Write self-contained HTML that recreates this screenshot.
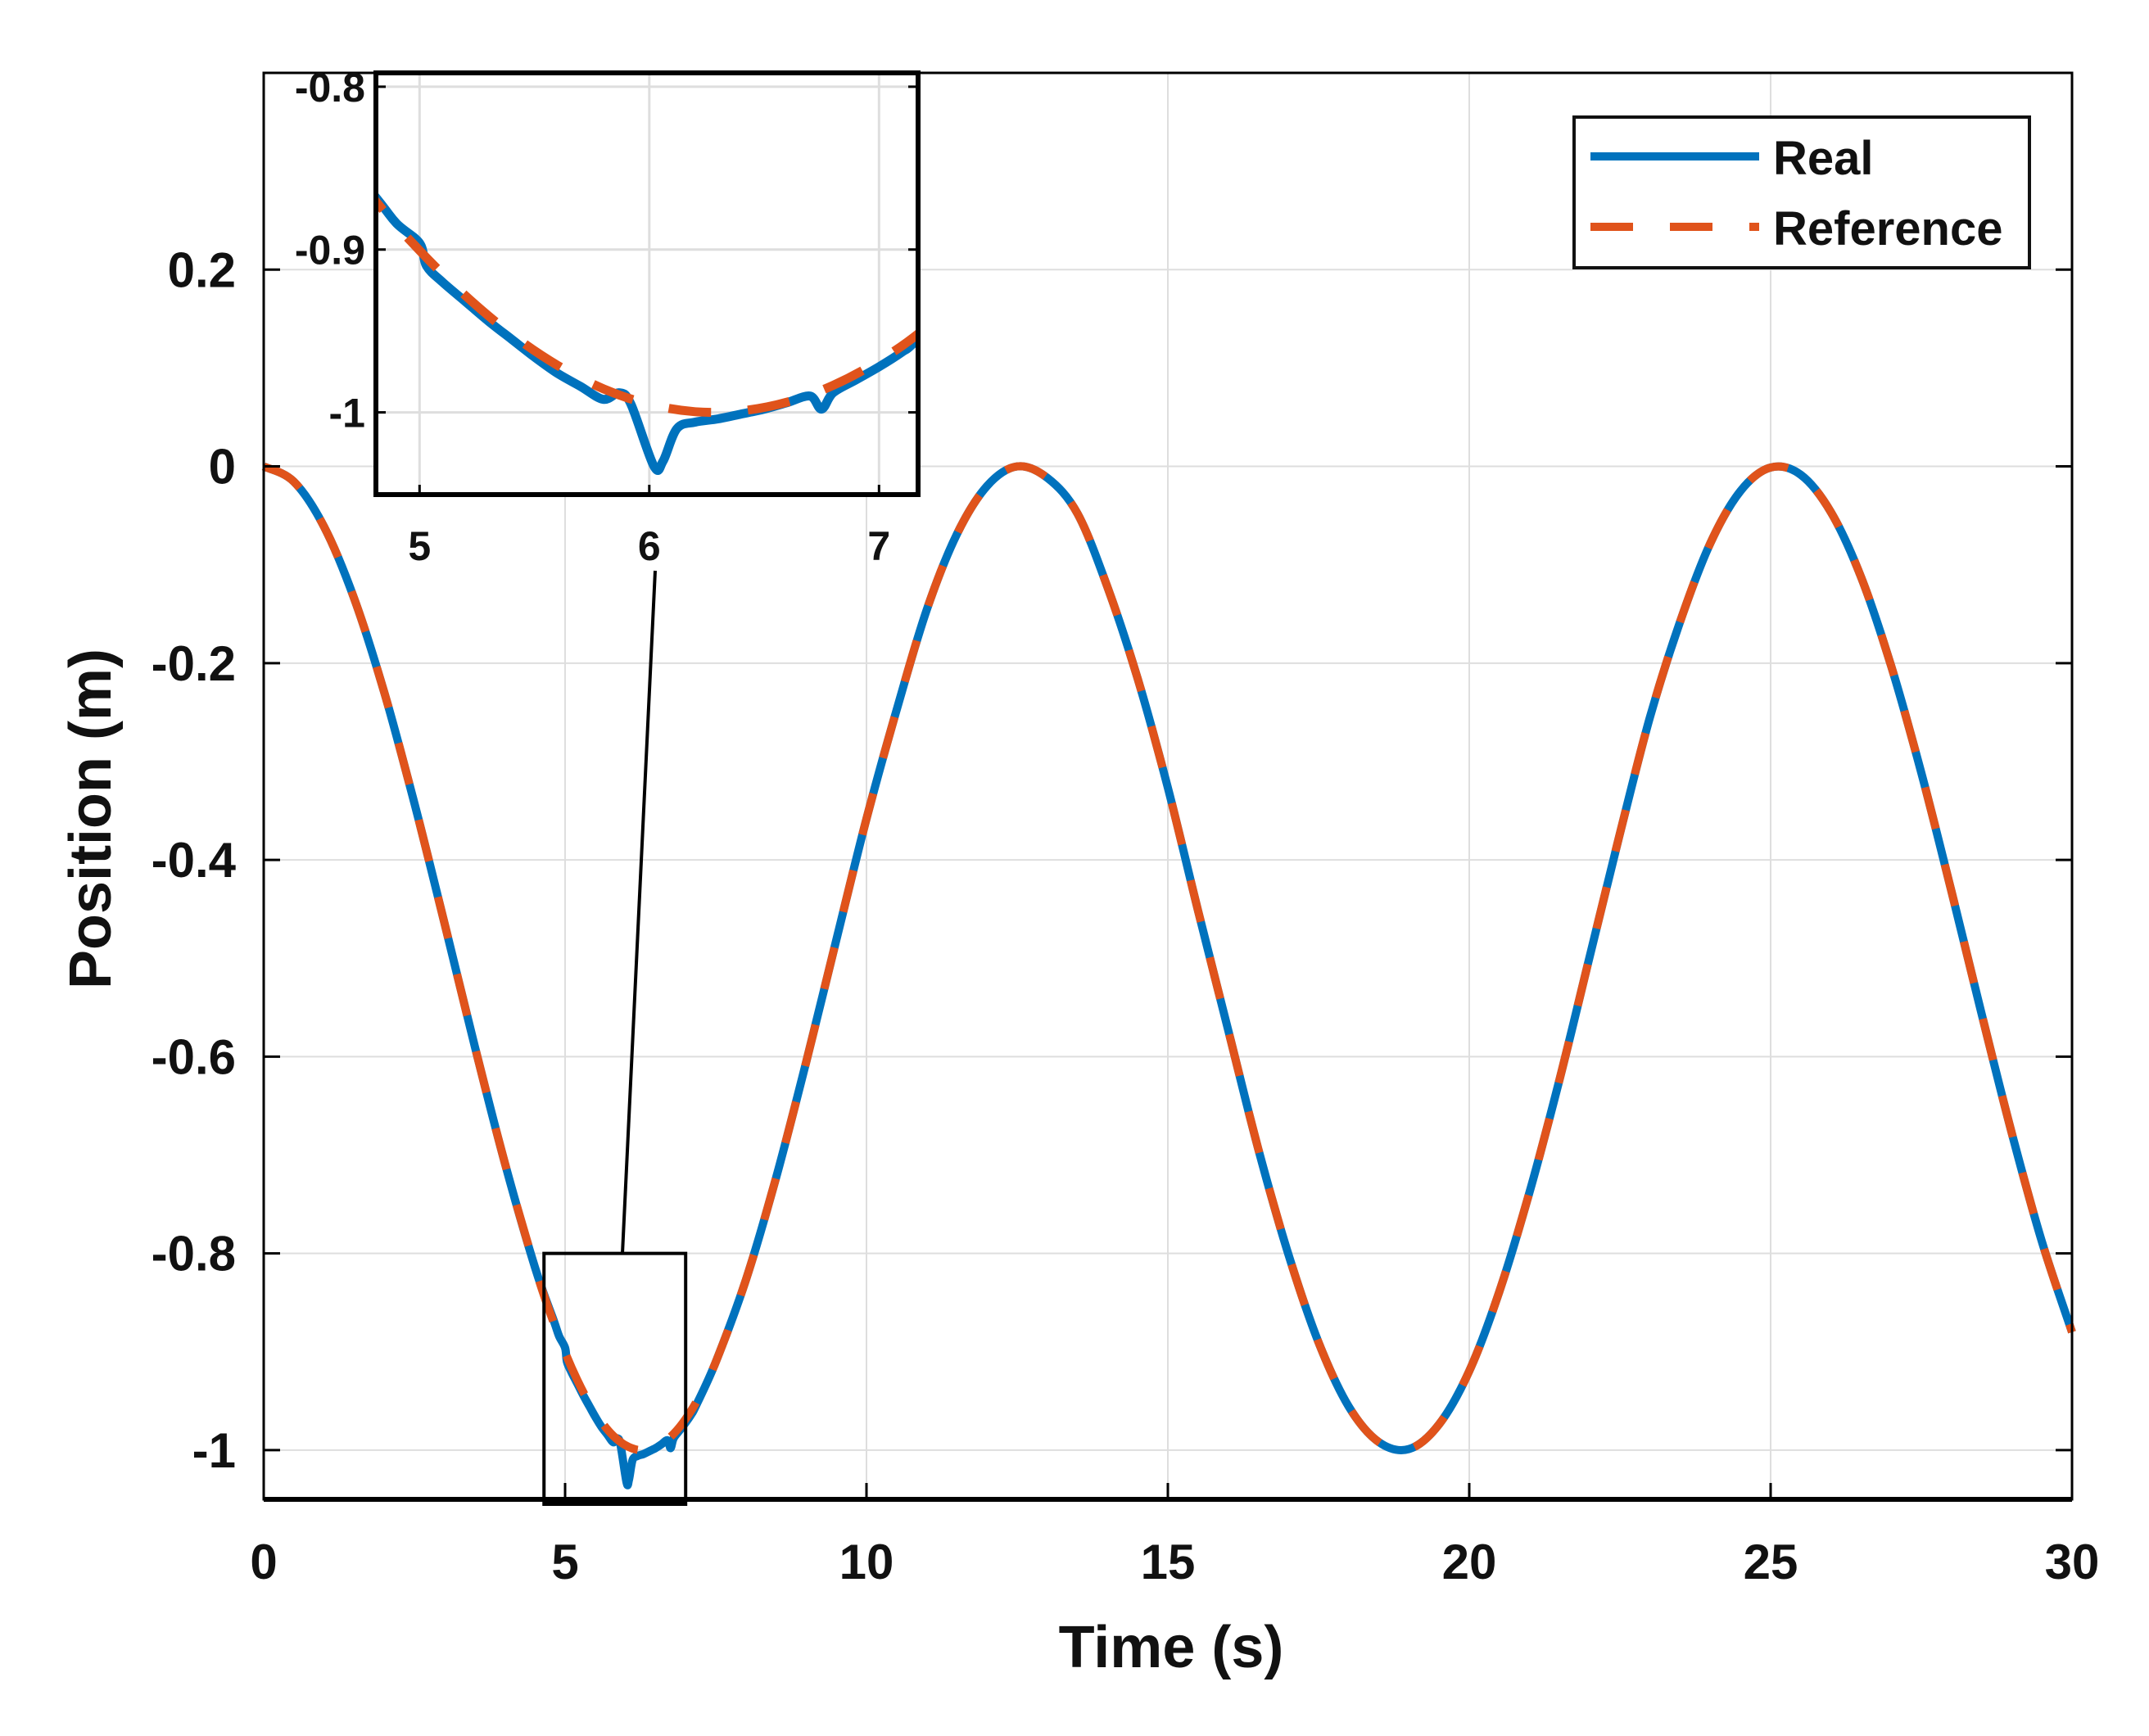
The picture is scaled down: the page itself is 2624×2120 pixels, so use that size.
<!DOCTYPE html>
<html><head><meta charset="utf-8"><style>
html,body{margin:0;padding:0;background:#fff;}
svg{display:block;}
text{font-family:"Liberation Sans",Arial,sans-serif;font-weight:bold;fill:#111;}
</style></head><body>
<svg id="chart" xmlns="http://www.w3.org/2000/svg" width="2624" height="2120" viewBox="0 0 2624 2120">
<rect width="2624" height="2120" fill="#fff"/>
<g id="grid"></g>
<g id="series"></g>
<g id="axes"></g>
<g id="inset"></g>
<g id="legend"></g>
</svg>
<script>
const xTicks=[0,5,10,15,20,25,30];
const xTickLabels=["0","5","10","15","20","25","30"];
const yTicks=[0.2,0,-0.2,-0.4,-0.6,-0.8,-1];
const yTickLabels=["0.2","0","-0.2","-0.4","-0.6","-0.8","-1"];
const refT=[0,0.5,1,1.5,2,2.5,3,3.5,4,4.5,4.8,5,5.2,5.4,5.6,5.8,6,6.2,6.4,6.6,6.8,7,7.2,7.5,8,8.5,9,9.5,10,10.5,11,11.5,12,12.5,13,13.5,14,14.5,15,15.5,16,16.5,17,17.5,18,18.5,19,19.5,20,20.5,21,21.5,22,22.5,23,23.5,24,24.5,25,25.5,26,26.5,27,27.5,28,28.5,29,29.5,30];
const refV=[0,-0.0155,-0.0612,-0.1342,-0.2298,-0.3424,-0.4646,-0.5891,-0.7081,-0.8141,-0.8687,-0.9006,-0.9284,-0.952,-0.9711,-0.9855,-0.995,-0.9996,-0.9991,-0.9937,-0.9834,-0.9683,-0.9484,-0.9103,-0.8268,-0.7231,-0.6054,-0.4812,-0.3582,-0.2476,-0.1457,-0.0689,-0.0199,0,-0.0117,-0.0479,-0.1231,-0.2159,-0.3267,-0.4514,-0.5728,-0.6939,-0.801,-0.8904,-0.9556,-0.9918,-0.9989,-0.9737,-0.9196,-0.8387,-0.7378,-0.6227,-0.4978,-0.3731,-0.2545,-0.1575,-0.078,-0.025,-0.0011,-0.0085,-0.0465,-0.1125,-0.203,-0.3115,-0.432,-0.5565,-0.6776,-0.788,-0.88];
const realT=[0,0.5,1,1.5,2,2.5,3,3.5,4,4.5,4.81,4.9,5,5.03,5.1,5.2,5.3,5.4,5.5,5.6,5.7,5.8,5.87,5.92,6.02,6.06,6.12,6.2,6.3,6.4,6.5,6.6,6.7,6.75,6.8,6.9,7,7.1,7.17,7.5,8,8.5,9,9.5,10,10.5,11,11.5,12,12.5,13,13.5,14,14.5,15,15.5,16,16.5,17,17.5,18,18.5,19,19.5,20,20.5,21,21.5,22,22.5,23,23.5,24,24.5,25,25.5,26,26.5,27,27.5,28,28.5,29,29.5,30];
const realV=[0,-0.0155,-0.0612,-0.1342,-0.2298,-0.3424,-0.4646,-0.5891,-0.7081,-0.8141,-0.868,-0.884,-0.896,-0.91,-0.92,-0.932,-0.944,-0.955,-0.966,-0.976,-0.984,-0.992,-0.988,-0.995,-1.033,-1.03,-1.01,-1.006,-1.004,-1.001,-0.998,-0.994,-0.99,-0.998,-0.988,-0.98,-0.972,-0.963,-0.955,-0.9103,-0.8268,-0.7231,-0.6054,-0.4812,-0.3582,-0.2476,-0.1457,-0.0689,-0.0199,0,-0.0117,-0.0479,-0.1231,-0.2159,-0.3267,-0.4514,-0.5728,-0.6939,-0.801,-0.8904,-0.9556,-0.9918,-0.9989,-0.9737,-0.9196,-0.8387,-0.7378,-0.6227,-0.4978,-0.3731,-0.2545,-0.1575,-0.078,-0.025,-0.0011,-0.0085,-0.0465,-0.1125,-0.203,-0.3115,-0.432,-0.5565,-0.6776,-0.788,-0.88];
const insetXTicks=[5,6,7];
const insetXTickLabels=["5","6","7"];
const insetYTicks=[-0.8,-0.9,-1];
const insetYTickLabels=["-0.8","-0.9","-1"];

const NS="http://www.w3.org/2000/svg";
function mk(tag,attrs,parent){const e=document.createElementNS(NS,tag);for(const k in attrs)e.setAttribute(k,attrs[k]);parent.appendChild(e);return e;}
const L=322,R=2530,T=89,B=1831,X0=0,X1=30,Y0=-1.05,Y1=0.4;
const xs=v=>L+(v-X0)/(X1-X0)*(R-L);
const ys=v=>B-(v-Y0)/(Y1-Y0)*(B-T);
function pathD(tArr,vArr,fx,fy){
  const p=tArr.map((t,i)=>[fx(t),fy(vArr[i])]);
  let d="M"+p[0][0].toFixed(1)+","+p[0][1].toFixed(1);
  for(let i=0;i<p.length-1;i++){
    const p0=p[Math.max(0,i-1)],p1=p[i],p2=p[i+1],p3=p[Math.min(p.length-1,i+2)];
    const c1=[p1[0]+(p2[0]-p0[0])/6,p1[1]+(p2[1]-p0[1])/6];
    const c2=[p2[0]-(p3[0]-p1[0])/6,p2[1]-(p3[1]-p1[1])/6];
    d+="C"+c1[0].toFixed(1)+","+c1[1].toFixed(1)+" "+c2[0].toFixed(1)+","+c2[1].toFixed(1)+" "+p2[0].toFixed(1)+","+p2[1].toFixed(1);
  }
  return d;
}
const grid=document.getElementById('grid');
xTicks.forEach(v=>{if(v>X0&&v<X1){const g=mk('line',{x1:xs(v),x2:xs(v),y1:T,y2:B,stroke:'#dedede','stroke-width':2},grid);

}});
yTicks.forEach(v=>{const g=mk('line',{x1:L,x2:R,y1:ys(v),y2:ys(v),stroke:'#dedede','stroke-width':2},grid);

});

const series=document.getElementById('series');
const rl=mk('path',{d:pathD(realT,realV,xs,ys),fill:'none',stroke:'#0072BD','stroke-width':10,'stroke-linejoin':'round'},series);


const fl=mk('path',{d:pathD(refT,refV,xs,ys),fill:'none',stroke:'#E0531B','stroke-width':10,'stroke-dasharray':'52 45'},series);



const axes=document.getElementById('axes');
const box=mk('rect',{x:L,y:T,width:R-L,height:B-T,fill:'none',stroke:'#000','stroke-width':3},axes);


mk('line',{x1:L,x2:R,y1:B,y2:B,stroke:'#000','stroke-width':6},axes);
xTicks.forEach((v,i)=>{
  mk('line',{x1:xs(v),x2:xs(v),y1:B,y2:B-20,stroke:'#000','stroke-width':3},axes);
  const t=mk('text',{x:xs(v),y:1928,'text-anchor':'middle','font-size':60},axes);
  t.textContent=xTickLabels[i];
  
  
});
yTicks.forEach((v,i)=>{
  mk('line',{x1:L,x2:L+20,y1:ys(v),y2:ys(v),stroke:'#000','stroke-width':3},axes);
  mk('line',{x1:R,x2:R-20,y1:ys(v),y2:ys(v),stroke:'#000','stroke-width':3},axes);
  const t=mk('text',{x:288,y:ys(v)+21,'text-anchor':'end','font-size':60},axes);
  t.textContent=yTickLabels[i];
  
  
});
const xt=mk('text',{x:1430,y:2036,'text-anchor':'middle','font-size':72},axes);
xt.textContent='Time (s)';


const yt=mk('text',{x:0,y:0,'text-anchor':'middle','font-size':72,transform:'translate(135,1000) rotate(-90)'},axes);
yt.textContent='Position (m)';



const zb=mk('rect',{x:xs(4.65),y:ys(-0.8),width:xs(7.0)-xs(4.65),height:B-ys(-0.8)+6,fill:'none',stroke:'#000','stroke-width':4},axes);


mk('rect',{x:xs(4.65),y:B-2,width:xs(7.0)-xs(4.65),height:10,fill:'#000'},axes);
const cl=mk('line',{x1:760,y1:ys(-0.8),x2:800,y2:697,stroke:'#000','stroke-width':4},axes);



const inset=document.getElementById('inset');
const iL=459,iR=1121,iT=89,iB=604,iX0=4.81,iX1=7.17,iY0=-1.0505,iY1=-0.7915;
const ixs=v=>iL+(v-iX0)/(iX1-iX0)*(iR-iL);
const iys=v=>iB-(v-iY0)/(iY1-iY0)*(iB-iT);
mk('rect',{x:iL,y:iT,width:iR-iL,height:iB-iT,fill:'#fff'},inset);
const clipDef=mk('clipPath',{id:'iclip'},inset);
mk('rect',{x:iL,y:iT,width:iR-iL,height:iB-iT},clipDef);
insetXTicks.forEach(v=>{const g=mk('line',{x1:ixs(v),x2:ixs(v),y1:iT,y2:iB,stroke:'#dedede','stroke-width':3},inset);

});
insetYTicks.forEach(v=>{const g=mk('line',{x1:iL,x2:iR,y1:iys(v),y2:iys(v),stroke:'#dedede','stroke-width':3},inset);

});
const ig=mk('g',{'clip-path':'url(#iclip)'},inset);
const irl=mk('path',{d:pathD(realT,realV,ixs,iys),fill:'none',stroke:'#0072BD','stroke-width':11,'stroke-linejoin':'round'},ig);


const ifl=mk('path',{d:pathD(refT,refV,ixs,iys),fill:'none',stroke:'#E0531B','stroke-width':11,'stroke-dasharray':'52 45','stroke-dashoffset':20},ig);


const ibox=mk('rect',{x:iL,y:iT,width:iR-iL,height:iB-iT,fill:'none',stroke:'#000','stroke-width':6},inset);


insetXTicks.forEach((v,i)=>{
  mk('line',{x1:ixs(v),x2:ixs(v),y1:iB,y2:iB-12,stroke:'#000','stroke-width':3},inset);
  const t=mk('text',{x:ixs(v),y:684,'text-anchor':'middle','font-size':50},inset);
  t.textContent=insetXTickLabels[i];
  
  
});
insetYTicks.forEach((v,i)=>{
  mk('line',{x1:iL,x2:iL+12,y1:iys(v),y2:iys(v),stroke:'#000','stroke-width':3},inset);
  mk('line',{x1:iR,x2:iR-12,y1:iys(v),y2:iys(v),stroke:'#000','stroke-width':3},inset);
  const t=mk('text',{x:446,y:iys(v)+18,'text-anchor':'end','font-size':50},inset);
  t.textContent=insetYTickLabels[i];
  
  
});

const lg=document.getElementById('legend');
const lb=mk('rect',{x:1922,y:143,width:556,height:184,fill:'#fff',stroke:'#111','stroke-width':4},lg);


mk('line',{x1:1942,x2:2148,y1:191,y2:191,stroke:'#0072BD','stroke-width':10},lg);
mk('line',{x1:1942,x2:2148,y1:277,y2:277,stroke:'#E0531B','stroke-width':10,'stroke-dasharray':'52 45'},lg);
const t1=mk('text',{x:2165,y:213,'font-size':58},lg);
t1.textContent='Real';


const t2=mk('text',{x:2165,y:299,'font-size':58},lg);
t2.textContent='Reference';


</script>
</body></html>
━━━━━━━━━━━━━━━━━━━━
* **TASK DETAILS**
Which lines above contain the word "that"? Copy each of them.

* **RESULT OF THE EXERCISE**
Write self-contained HTML that recreates this screenshot.
The picture is scaled down: the page itself is 2624×2120 pixels, so use that size.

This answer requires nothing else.